> **Information shown**:
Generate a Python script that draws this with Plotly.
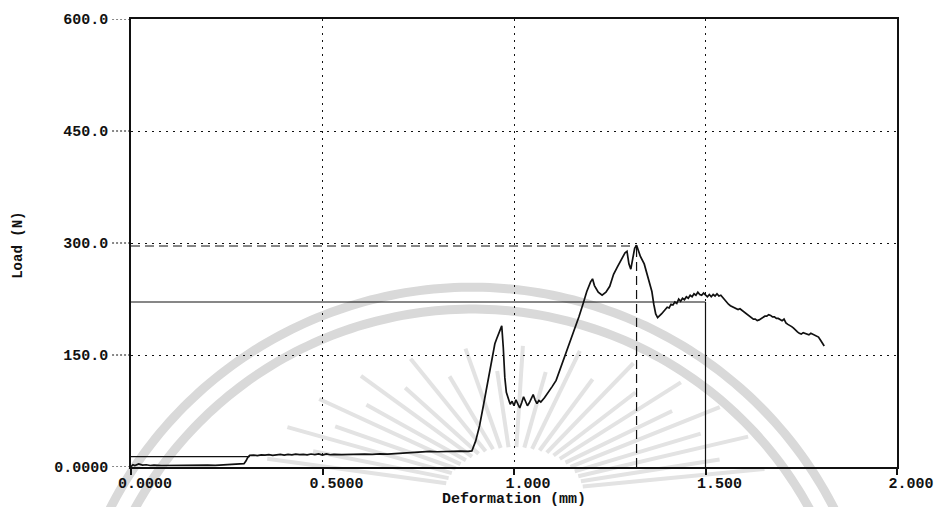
import numpy as np
import plotly.graph_objects as go

# ---- data: load-deformation record ----
deformation_mm = [
    0.000, 0.005, 0.010, 0.020, 0.030, 0.040, 0.050, 0.060, 0.080, 0.100,
    0.120, 0.140, 0.160, 0.180, 0.200, 0.220, 0.240, 0.260, 0.280, 0.295,
    0.300, 0.305, 0.310, 0.320, 0.330, 0.340, 0.350, 0.360, 0.370, 0.380,
    0.390, 0.400, 0.410, 0.420, 0.430, 0.440, 0.450, 0.460, 0.470, 0.480,
    0.490, 0.500, 0.510, 0.520, 0.530, 0.550, 0.570, 0.590, 0.610, 0.630,
    0.650, 0.670, 0.690, 0.710, 0.730, 0.750, 0.760, 0.780, 0.800, 0.820,
    0.840, 0.860, 0.880, 0.890, 0.900, 0.910, 0.920, 0.930, 0.940, 0.945,
    0.950, 0.955, 0.960, 0.965, 0.968, 0.972, 0.976, 0.980, 0.985, 0.990,
    0.995, 1.000, 1.005, 1.010, 1.015, 1.020, 1.025, 1.030, 1.035, 1.040,
    1.045, 1.050, 1.055, 1.060, 1.065, 1.070, 1.080, 1.090, 1.100, 1.110,
    1.120, 1.130, 1.140, 1.150, 1.160, 1.170, 1.180, 1.190, 1.200, 1.205,
    1.210, 1.220, 1.230, 1.240, 1.250, 1.260, 1.270, 1.280, 1.290, 1.295,
    1.300, 1.305, 1.310, 1.315, 1.320, 1.325, 1.330, 1.340, 1.350, 1.360,
    1.365, 1.370, 1.375, 1.380, 1.385, 1.390, 1.395, 1.400, 1.405, 1.410,
    1.415, 1.420, 1.425, 1.430, 1.435, 1.440, 1.445, 1.450, 1.455, 1.460,
    1.465, 1.470, 1.475, 1.480, 1.485, 1.490, 1.495, 1.500, 1.505, 1.510,
    1.515, 1.520, 1.525, 1.530, 1.535, 1.540, 1.545, 1.550, 1.555, 1.560,
    1.565, 1.570, 1.575, 1.580, 1.585, 1.590, 1.595, 1.600, 1.605, 1.610,
    1.615, 1.620, 1.625, 1.630, 1.635, 1.640, 1.645, 1.650, 1.655, 1.660,
    1.665, 1.670, 1.675, 1.680, 1.685, 1.690, 1.695, 1.700, 1.705, 1.710,
    1.715, 1.720, 1.725, 1.730, 1.735, 1.740, 1.745, 1.750, 1.755, 1.760,
    1.765, 1.770, 1.775, 1.780, 1.785, 1.790, 1.795, 1.800, 1.805, 1.810,
]
load_n = [
    0.5, 3.0, 2.0, 4.0, 2.5, 3.0, 2.0, 2.5, 2.0, 2.2,
    1.8, 2.0, 2.3, 2.0, 2.4, 2.1, 2.6, 2.9, 3.5, 4.5,
    8.0, 13.0, 15.5, 16.0, 15.2, 16.3, 15.8, 16.5, 15.6, 16.2,
    16.8, 16.0, 16.9, 16.3, 17.2, 16.5, 17.0, 16.2, 17.4, 16.6,
    17.6, 16.0, 17.5, 16.4, 17.0, 16.5, 17.1, 16.7, 17.3, 16.9,
    17.6, 17.2, 17.8, 18.2, 18.8, 19.5, 20.5, 20.8, 20.4, 21.0,
    20.6, 21.2, 20.9, 21.5, 35.0, 55.0, 82.0, 110.0, 138.0, 152.0,
    165.0, 172.0, 178.0, 186.0, 189.0, 160.0, 120.0, 100.0, 90.0, 84.0,
    88.0, 82.0, 90.0, 85.0, 79.0, 86.0, 94.0, 88.0, 82.0, 86.0,
    92.0, 97.0, 90.0, 85.0, 89.0, 87.0, 93.0, 100.0, 108.0, 116.0,
    130.0, 145.0, 160.0, 172.0, 186.0, 202.0, 218.0, 235.0, 248.0, 252.0,
    243.0, 234.0, 230.0, 234.0, 242.0, 258.0, 268.0, 278.0, 287.0, 289.0,
    272.0, 265.0, 280.0, 293.0, 297.0, 290.0, 282.0, 272.0, 255.0, 235.0,
    218.0, 205.0, 200.0, 202.0, 205.0, 208.0, 211.0, 214.0, 213.0, 218.0,
    217.0, 221.0, 219.0, 225.0, 222.0, 226.0, 224.0, 228.0, 226.0, 230.0,
    228.0, 232.0, 230.0, 234.0, 231.0, 230.0, 233.0, 231.0, 228.0, 231.0,
    228.0, 231.0, 229.0, 232.0, 229.0, 230.0, 227.0, 224.0, 220.0, 218.0,
    216.0, 215.0, 214.0, 213.0, 211.0, 212.0, 210.0, 208.0, 205.0, 203.0,
    201.0, 200.0, 198.0, 198.0, 196.0, 197.0, 199.0, 200.0, 202.0, 202.0,
    204.0, 203.0, 201.0, 201.0, 199.0, 199.0, 197.0, 196.0, 198.0, 193.0,
    191.0, 190.0, 188.0, 186.0, 183.0, 181.0, 179.0, 178.0, 180.0, 179.0,
    177.0, 177.0, 179.0, 178.0, 176.0, 176.0, 174.0, 170.0, 166.0, 162.0,
]

# marker values printed by the test machine
peak_load = 296.0
peak_deformation = 1.32
ref_load = 221.0
ref_deformation = 1.50
preload = 14.0
preload_end = 0.31

x_ticks = [0.0, 0.5, 1.0, 1.5, 2.0]
x_tick_text = ["0.0000", "0.5000", "1.000", "1.500", "2.000"]
y_ticks = [0.0, 150.0, 300.0, 450.0, 600.0]
y_tick_text = ["0.0000", "150.0", "300.0", "450.0", "600.0"]

# ---- page geometry (pixels) ----
W, H = 946, 507
L, R, T, B = 131, 899, 16, 467

def px(x):
    return (x - L) / (R - L)

def py(y):
    return (B - y) / (B - T)

FONT = "Liberation Mono, Courier New, monospace"
INK = "#111111"

fig = go.Figure()

fig.add_trace(go.Scatter(
    x=deformation_mm, y=load_n, mode="lines",
    line=dict(color=INK, width=1.7), hoverinfo="x+y", showlegend=False,
))

shapes = []

# faint background emblem: two concentric arcs and a fan of rays
def arc_path(cx, cy, r):
    ang = np.linspace(np.pi * 1.05, -0.05 * np.pi, 200)
    pts = [(px(cx + r * np.cos(a)), py(cy - r * np.sin(a))) for a in ang]
    return "M " + " L ".join(f"{a:.5f},{b:.5f}" for a, b in pts)

for r in (407, 385):
    shapes.append(dict(type="path", xref="paper", yref="paper",
                       path=arc_path(473, 693, r),
                       line=dict(color="#d9d9d9", width=9), layer="below"))

sun_cx, sun_cy = 515, 495
for i, deg in enumerate(np.arange(10, 172, 6.5)):
    a = np.radians(deg)
    long_ray = i % 2 == 0
    ax0, by0 = 70, 48
    ax1, by1 = (255, 150) if long_ray else (215, 125)
    shapes.append(dict(type="line", xref="paper", yref="paper",
                       x0=px(sun_cx + ax0 * np.cos(a)), y0=py(sun_cy - by0 * np.sin(a)),
                       x1=px(sun_cx + ax1 * np.cos(a)), y1=py(sun_cy - by1 * np.sin(a)),
                       line=dict(color="#e3e3e3", width=4), layer="below"))

# dotted leaders between y tick labels and the axis
for v in y_ticks:
    shapes.append(dict(type="line", xref="paper", yref="y",
                       x0=px(L - 19), x1=0, y0=v, y1=v,
                       line=dict(color=INK, width=1, dash="2px,2px")))

# dashed marker at the peak load
shapes.append(dict(type="line", xref="x", yref="y", x0=0, x1=peak_deformation,
                   y0=peak_load, y1=peak_load,
                   line=dict(color=INK, width=1.2, dash="9px,5px")))
shapes.append(dict(type="line", xref="x", yref="y", x0=peak_deformation,
                   x1=peak_deformation, y0=0, y1=peak_load,
                   line=dict(color=INK, width=1.2, dash="9px,5px")))

# solid marker at the reference deformation
shapes.append(dict(type="line", xref="x", yref="y", x0=0, x1=ref_deformation,
                   y0=ref_load, y1=ref_load, line=dict(color=INK, width=1.2)))
shapes.append(dict(type="line", xref="x", yref="y", x0=ref_deformation,
                   x1=ref_deformation, y0=0, y1=ref_load,
                   line=dict(color=INK, width=1.2)))

# preload line
shapes.append(dict(type="line", xref="x", yref="y", x0=0, x1=preload_end,
                   y0=preload, y1=preload, line=dict(color=INK, width=1.2)))

fig.update_layout(
    width=W, height=H,
    margin=dict(l=L, r=W - R, t=T, b=H - B, pad=0),
    paper_bgcolor="white", plot_bgcolor="white",
    shapes=shapes,
    showlegend=False,
    font=dict(family=FONT, color=INK),
    annotations=[
        dict(text="Deformation (mm)", xref="paper", yref="paper",
             x=px(515), y=py(500), xanchor="center", yanchor="middle",
             showarrow=False, font=dict(family=FONT, size=15, color=INK, weight="bold")),
        dict(text="Load (N)", xref="paper", yref="paper",
             x=px(18), y=py(244), xanchor="center", yanchor="middle",
             textangle=-90, showarrow=False,
             font=dict(family=FONT, size=14, color=INK, weight="bold")),
    ],
)

fig.update_xaxes(
    range=[0, 2], tickvals=x_ticks, ticktext=x_tick_text,
    showgrid=True, gridcolor=INK, gridwidth=1, griddash="2px,5px",
    showline=True, linecolor=INK, linewidth=1.5, mirror=True,
    ticks="outside", ticklen=6, tickwidth=1.5, tickcolor=INK,
    ticklabelshift=14, ticklabelstandoff=-5,
    tickfont=dict(family=FONT, size=15, color=INK, weight="bold"),
    zeroline=False,
)
fig.update_yaxes(
    range=[0, 600], tickvals=y_ticks, ticktext=y_tick_text,
    showgrid=True, gridcolor=INK, gridwidth=1, griddash="2px,5px",
    showline=True, linecolor=INK, linewidth=1.5, mirror=True,
    ticks="outside", ticklen=18, tickcolor="rgba(0,0,0,0)",
    tickfont=dict(family=FONT, size=15, color=INK, weight="bold"),
    zeroline=False,
)

fig.write_html("out.html")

> **Required work**: Up to and including the line containing "import plotly.graph_objects as go", repeat every line from the start of the data, but none of the pictures.

> **Solution to the problem**:
Generate a Python script that draws this with Plotly.
import numpy as np
import plotly.graph_objects as go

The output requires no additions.